5% for Weapons? Rethinking NATO’s Cost of Militarised Spending Priorities
In 2024, NATO members agreed to a bold new target: 5% of GDP for defence by 2035. That includes 3.5% for core military spending and 1.5% for related infrastructure, cyber defence, and intelligence systems.
It’s a sharp rise from the previous 2% benchmark—and it comes at a time when communities are already under pressure from inflation, austerity, and climate breakdown.
So we have to ask: What are we defending, and who benefits from this version of “security”?
What the Cost of Militarised Numbers Say (2025):
New NATO spending goal: 5% of GDP by 2035
- Breakdown: 3.5% core defence + 1.5% additional (cyber, infrastructure)
- Spain has been granted an exemption—all 31 other members signed on
- Weapons industry stocks have soared since the announcement
(Source: NATO official reports, May–June 2025 Summit coverage)
Explore NATO Further:
- NATO’s 5% Pledge: What It Means – Politico
- Stockholm International Peace Research Institute (SIPRI)

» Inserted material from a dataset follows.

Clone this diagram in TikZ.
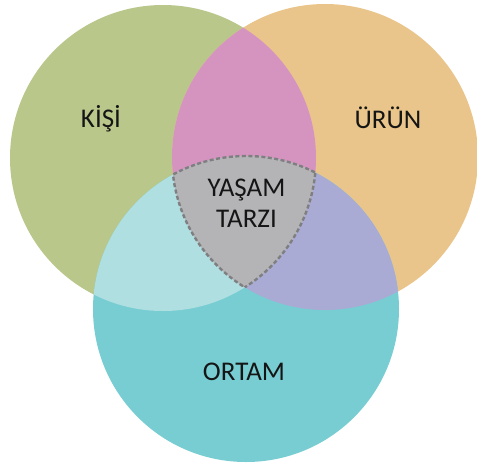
\documentclass[tikz,border=0pt]{standalone}
\usepackage{fontspec}
\setmainfont{Carlito}
\begin{document}
\definecolor{kisi}{HTML}{B9C78B}
\definecolor{urun}{HTML}{E9C58B}
\definecolor{ortam}{HTML}{77CDD2}
\definecolor{kisiurun}{HTML}{D594C0}
\definecolor{kisiortam}{HTML}{B0DFE1}
\definecolor{urunortam}{HTML}{A9ABD5}
\definecolor{yasam}{HTML}{B4B4B7}
\definecolor{edge}{HTML}{7F7F80}
\definecolor{ink}{HTML}{151515}
\begin{tikzpicture}[x=1pt,y=-1pt,
  setlabel/.style={text=ink,anchor=base,inner sep=0pt,
    font=\fontsize{27}{31}\selectfont,align=center},
  border/.style={draw=edge,line width=2.4pt,dash pattern=on 4pt off 2.5pt}]
\useasboundingbox (0,0) rectangle (477,467);
\def\rad{153pt}
\coordinate (L) at (163,158);
\coordinate (R) at (325,157);
\coordinate (B) at (246,309);
% single sets
\fill[kisi] (L) circle[radius=\rad];
\fill[urun] (R) circle[radius=\rad];
\fill[ortam] (B) circle[radius=\rad];
% pairwise overlaps
\begin{scope}
  \clip (L) circle[radius=\rad];
  \fill[kisiurun] (R) circle[radius=\rad];
  \fill[kisiortam] (B) circle[radius=\rad];
\end{scope}
\begin{scope}
  \clip (R) circle[radius=\rad];
  \fill[urunortam] (B) circle[radius=\rad];
\end{scope}
% triple overlap
\begin{scope}
  \clip (L) circle[radius=\rad];
  \clip (R) circle[radius=\rad];
  \fill[yasam] (B) circle[radius=\rad];
  \draw[border] (B) circle[radius=\rad];
\end{scope}
\begin{scope}
  \clip (L) circle[radius=\rad];
  \clip (B) circle[radius=\rad];
  \draw[border] (R) circle[radius=\rad];
\end{scope}
\begin{scope}
  \clip (R) circle[radius=\rad];
  \clip (B) circle[radius=\rad];
  \draw[border] (L) circle[radius=\rad];
\end{scope}
% labels (base anchor sits on the last line's baseline)
\node[setlabel] (tkisi) at (101,127.5) {KİŞİ};
\node[setlabel] (turun) at (388,128) {ÜRÜN};
\node[setlabel] (tyasam) at (246.5,227.3) {YAŞAM\\TARZI};
\node[setlabel] (tortam) at (244,380.5) {ORTAM};
\end{tikzpicture}
\end{document}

- Transnational Institute: Militarism and Austerity
- Costs of War Project – Brown University
Take Action:
If you believe peace isn’t built by profit margins:
- Speak up about spending priorities in your country
- Share this video with people who think peace equals force
- Join those reimagining what real security looks like
My Reflections
“Spending 5% of national wealth on militarisation—while schools close, hospitals are underfunded, and climate resilience is sidelined—doesn’t feel like safety to me. It feels like a dangerous distraction from the crises that actually threaten our lives.”